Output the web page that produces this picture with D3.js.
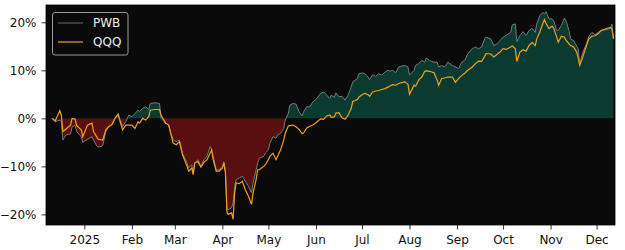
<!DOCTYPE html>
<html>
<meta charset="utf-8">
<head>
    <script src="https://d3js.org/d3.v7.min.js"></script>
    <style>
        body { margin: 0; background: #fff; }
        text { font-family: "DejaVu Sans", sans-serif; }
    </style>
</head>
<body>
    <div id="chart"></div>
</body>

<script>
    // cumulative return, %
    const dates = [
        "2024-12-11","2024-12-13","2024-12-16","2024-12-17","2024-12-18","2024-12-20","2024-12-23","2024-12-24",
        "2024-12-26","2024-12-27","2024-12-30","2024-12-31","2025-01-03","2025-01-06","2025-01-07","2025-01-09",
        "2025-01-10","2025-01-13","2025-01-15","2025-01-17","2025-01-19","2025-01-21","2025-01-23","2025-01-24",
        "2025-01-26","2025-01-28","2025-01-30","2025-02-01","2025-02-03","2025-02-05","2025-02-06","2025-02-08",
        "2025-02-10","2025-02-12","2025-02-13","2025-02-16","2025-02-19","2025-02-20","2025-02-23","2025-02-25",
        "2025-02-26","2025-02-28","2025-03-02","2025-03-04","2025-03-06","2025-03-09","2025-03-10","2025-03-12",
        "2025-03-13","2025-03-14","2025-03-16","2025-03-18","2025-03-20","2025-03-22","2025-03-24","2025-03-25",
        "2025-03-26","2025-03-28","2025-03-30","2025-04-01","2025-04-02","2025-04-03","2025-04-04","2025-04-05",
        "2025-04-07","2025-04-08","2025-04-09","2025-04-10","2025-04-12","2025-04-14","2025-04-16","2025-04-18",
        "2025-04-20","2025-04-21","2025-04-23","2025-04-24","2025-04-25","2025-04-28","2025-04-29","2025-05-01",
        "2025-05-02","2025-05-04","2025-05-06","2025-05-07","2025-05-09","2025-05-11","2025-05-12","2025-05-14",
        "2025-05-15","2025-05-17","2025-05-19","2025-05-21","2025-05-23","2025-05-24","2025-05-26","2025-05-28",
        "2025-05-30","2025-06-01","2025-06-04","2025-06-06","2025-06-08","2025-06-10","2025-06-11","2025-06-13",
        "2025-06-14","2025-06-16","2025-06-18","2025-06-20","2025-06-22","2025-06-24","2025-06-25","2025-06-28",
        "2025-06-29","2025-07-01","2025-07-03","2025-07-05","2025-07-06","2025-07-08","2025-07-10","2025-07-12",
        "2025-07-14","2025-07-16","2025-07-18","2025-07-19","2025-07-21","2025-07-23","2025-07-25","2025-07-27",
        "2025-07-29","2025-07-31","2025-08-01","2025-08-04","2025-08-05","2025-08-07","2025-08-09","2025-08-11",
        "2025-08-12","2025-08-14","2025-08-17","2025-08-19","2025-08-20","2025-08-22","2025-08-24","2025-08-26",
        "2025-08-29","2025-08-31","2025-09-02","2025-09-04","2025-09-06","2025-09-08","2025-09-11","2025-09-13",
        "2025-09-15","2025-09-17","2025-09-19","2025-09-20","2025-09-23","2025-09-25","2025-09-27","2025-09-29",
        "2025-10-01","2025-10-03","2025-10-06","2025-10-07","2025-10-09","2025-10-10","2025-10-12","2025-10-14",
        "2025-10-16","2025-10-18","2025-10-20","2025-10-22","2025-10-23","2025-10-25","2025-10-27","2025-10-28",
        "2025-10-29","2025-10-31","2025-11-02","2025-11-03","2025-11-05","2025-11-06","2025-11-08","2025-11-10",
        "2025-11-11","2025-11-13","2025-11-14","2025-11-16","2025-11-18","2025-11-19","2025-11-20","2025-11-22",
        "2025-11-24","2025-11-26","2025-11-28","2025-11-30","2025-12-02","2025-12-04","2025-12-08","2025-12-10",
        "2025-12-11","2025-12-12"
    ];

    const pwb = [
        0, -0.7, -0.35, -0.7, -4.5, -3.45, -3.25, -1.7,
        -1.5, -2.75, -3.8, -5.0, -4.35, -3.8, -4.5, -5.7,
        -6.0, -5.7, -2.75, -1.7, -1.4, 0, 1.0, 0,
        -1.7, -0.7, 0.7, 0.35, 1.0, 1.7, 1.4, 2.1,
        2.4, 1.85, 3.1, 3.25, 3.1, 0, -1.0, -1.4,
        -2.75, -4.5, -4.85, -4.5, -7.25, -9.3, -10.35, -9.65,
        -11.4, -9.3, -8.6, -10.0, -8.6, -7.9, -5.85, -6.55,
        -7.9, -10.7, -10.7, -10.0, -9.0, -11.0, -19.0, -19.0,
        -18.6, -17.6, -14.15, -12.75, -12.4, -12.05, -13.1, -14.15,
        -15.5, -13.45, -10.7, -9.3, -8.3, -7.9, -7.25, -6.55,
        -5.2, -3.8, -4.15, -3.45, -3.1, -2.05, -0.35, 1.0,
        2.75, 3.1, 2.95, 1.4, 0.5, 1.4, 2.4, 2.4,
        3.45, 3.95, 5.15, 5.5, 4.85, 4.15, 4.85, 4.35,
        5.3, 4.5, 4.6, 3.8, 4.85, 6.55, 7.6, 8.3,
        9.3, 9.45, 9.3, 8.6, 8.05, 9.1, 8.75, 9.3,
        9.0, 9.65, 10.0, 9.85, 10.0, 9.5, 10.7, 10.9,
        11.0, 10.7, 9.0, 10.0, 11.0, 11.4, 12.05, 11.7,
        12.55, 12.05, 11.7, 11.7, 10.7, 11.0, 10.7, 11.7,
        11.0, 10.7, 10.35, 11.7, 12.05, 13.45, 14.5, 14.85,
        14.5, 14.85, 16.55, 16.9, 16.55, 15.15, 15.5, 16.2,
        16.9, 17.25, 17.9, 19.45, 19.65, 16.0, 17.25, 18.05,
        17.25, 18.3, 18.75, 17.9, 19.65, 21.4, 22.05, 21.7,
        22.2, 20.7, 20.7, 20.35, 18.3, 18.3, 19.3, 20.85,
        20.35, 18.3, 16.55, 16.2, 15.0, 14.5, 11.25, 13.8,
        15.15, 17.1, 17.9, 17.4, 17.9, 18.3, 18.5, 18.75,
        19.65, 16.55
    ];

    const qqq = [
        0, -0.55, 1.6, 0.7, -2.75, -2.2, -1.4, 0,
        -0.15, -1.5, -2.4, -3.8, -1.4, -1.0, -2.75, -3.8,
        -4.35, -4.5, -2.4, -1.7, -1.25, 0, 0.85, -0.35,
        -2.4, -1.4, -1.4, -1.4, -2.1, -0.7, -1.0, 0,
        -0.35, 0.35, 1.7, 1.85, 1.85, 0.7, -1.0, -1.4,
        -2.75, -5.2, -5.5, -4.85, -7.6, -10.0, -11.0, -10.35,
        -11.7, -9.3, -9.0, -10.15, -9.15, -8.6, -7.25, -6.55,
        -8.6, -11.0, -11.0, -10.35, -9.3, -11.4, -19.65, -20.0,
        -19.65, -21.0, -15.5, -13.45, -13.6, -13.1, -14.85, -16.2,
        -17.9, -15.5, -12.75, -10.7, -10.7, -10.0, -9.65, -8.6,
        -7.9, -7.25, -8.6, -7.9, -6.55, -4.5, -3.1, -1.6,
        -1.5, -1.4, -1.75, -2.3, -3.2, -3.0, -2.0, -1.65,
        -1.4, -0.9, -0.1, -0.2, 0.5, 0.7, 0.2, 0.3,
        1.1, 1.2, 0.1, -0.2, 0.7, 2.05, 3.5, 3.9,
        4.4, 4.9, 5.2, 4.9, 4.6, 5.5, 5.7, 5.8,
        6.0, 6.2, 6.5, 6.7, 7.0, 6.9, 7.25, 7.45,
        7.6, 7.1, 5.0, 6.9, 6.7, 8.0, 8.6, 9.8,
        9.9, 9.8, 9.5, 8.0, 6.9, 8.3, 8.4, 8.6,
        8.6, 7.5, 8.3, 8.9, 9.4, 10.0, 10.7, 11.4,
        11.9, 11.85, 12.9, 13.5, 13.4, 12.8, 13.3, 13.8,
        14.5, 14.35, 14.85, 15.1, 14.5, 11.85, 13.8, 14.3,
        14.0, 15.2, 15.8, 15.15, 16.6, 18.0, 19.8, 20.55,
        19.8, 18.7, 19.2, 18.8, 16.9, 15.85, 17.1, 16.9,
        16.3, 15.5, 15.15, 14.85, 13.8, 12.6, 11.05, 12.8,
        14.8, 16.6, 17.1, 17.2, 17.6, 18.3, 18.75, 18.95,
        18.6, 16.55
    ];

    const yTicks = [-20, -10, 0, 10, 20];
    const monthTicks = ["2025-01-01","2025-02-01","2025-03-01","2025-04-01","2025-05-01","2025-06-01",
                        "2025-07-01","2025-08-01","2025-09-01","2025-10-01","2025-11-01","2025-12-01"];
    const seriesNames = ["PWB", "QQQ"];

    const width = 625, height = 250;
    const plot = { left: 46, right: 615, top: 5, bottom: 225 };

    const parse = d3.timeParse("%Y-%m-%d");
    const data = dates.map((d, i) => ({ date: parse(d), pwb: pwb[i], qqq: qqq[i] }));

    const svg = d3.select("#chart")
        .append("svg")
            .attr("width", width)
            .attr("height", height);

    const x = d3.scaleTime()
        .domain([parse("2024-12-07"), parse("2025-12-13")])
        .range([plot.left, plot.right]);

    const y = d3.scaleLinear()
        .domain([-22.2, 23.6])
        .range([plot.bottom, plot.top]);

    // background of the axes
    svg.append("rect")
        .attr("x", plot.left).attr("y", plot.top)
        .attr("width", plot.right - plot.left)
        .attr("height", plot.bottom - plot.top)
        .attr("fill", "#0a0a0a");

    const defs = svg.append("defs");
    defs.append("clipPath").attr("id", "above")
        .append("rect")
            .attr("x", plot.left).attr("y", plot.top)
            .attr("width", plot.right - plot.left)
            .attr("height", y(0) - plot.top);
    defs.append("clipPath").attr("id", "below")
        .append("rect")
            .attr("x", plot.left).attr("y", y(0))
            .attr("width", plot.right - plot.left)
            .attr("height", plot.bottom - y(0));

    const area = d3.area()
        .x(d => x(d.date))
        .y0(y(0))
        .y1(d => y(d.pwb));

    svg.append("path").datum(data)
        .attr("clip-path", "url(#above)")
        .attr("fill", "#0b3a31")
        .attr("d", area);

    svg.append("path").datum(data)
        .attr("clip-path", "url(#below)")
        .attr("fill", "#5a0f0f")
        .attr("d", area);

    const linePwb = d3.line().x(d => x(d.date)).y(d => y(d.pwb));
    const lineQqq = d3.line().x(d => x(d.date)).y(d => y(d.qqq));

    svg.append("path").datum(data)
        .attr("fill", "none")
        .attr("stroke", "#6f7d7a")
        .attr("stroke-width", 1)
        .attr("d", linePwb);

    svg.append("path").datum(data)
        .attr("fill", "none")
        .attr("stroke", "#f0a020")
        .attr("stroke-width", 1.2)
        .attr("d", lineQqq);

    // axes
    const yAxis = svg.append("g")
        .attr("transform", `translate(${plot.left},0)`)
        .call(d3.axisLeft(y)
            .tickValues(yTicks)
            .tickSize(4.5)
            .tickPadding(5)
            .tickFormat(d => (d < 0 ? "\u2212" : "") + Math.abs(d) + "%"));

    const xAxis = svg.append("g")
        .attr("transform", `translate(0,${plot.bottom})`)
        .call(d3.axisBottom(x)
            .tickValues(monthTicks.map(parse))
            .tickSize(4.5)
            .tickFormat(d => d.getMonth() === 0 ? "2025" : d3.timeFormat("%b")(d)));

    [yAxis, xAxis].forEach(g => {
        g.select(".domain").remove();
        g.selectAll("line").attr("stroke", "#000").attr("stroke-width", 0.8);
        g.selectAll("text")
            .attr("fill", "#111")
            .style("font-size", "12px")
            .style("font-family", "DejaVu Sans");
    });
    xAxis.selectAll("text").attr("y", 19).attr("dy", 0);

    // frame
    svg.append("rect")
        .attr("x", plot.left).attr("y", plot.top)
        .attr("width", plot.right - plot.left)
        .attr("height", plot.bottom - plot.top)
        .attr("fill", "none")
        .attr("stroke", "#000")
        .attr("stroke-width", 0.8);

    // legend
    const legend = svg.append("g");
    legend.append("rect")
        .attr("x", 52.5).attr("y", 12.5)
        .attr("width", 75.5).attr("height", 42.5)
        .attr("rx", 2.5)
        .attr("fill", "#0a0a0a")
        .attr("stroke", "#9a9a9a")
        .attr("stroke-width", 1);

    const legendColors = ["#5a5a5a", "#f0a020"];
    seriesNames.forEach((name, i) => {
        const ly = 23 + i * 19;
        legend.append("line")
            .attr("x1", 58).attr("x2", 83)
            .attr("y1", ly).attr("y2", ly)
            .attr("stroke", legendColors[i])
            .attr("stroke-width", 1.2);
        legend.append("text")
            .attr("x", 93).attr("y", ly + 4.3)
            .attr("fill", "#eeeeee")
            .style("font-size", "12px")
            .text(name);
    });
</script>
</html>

* _CHALLENGE_
Count how many lines of the listing above include "picture" and report that number alone.

* _ANSWER FOR THE TASK_
1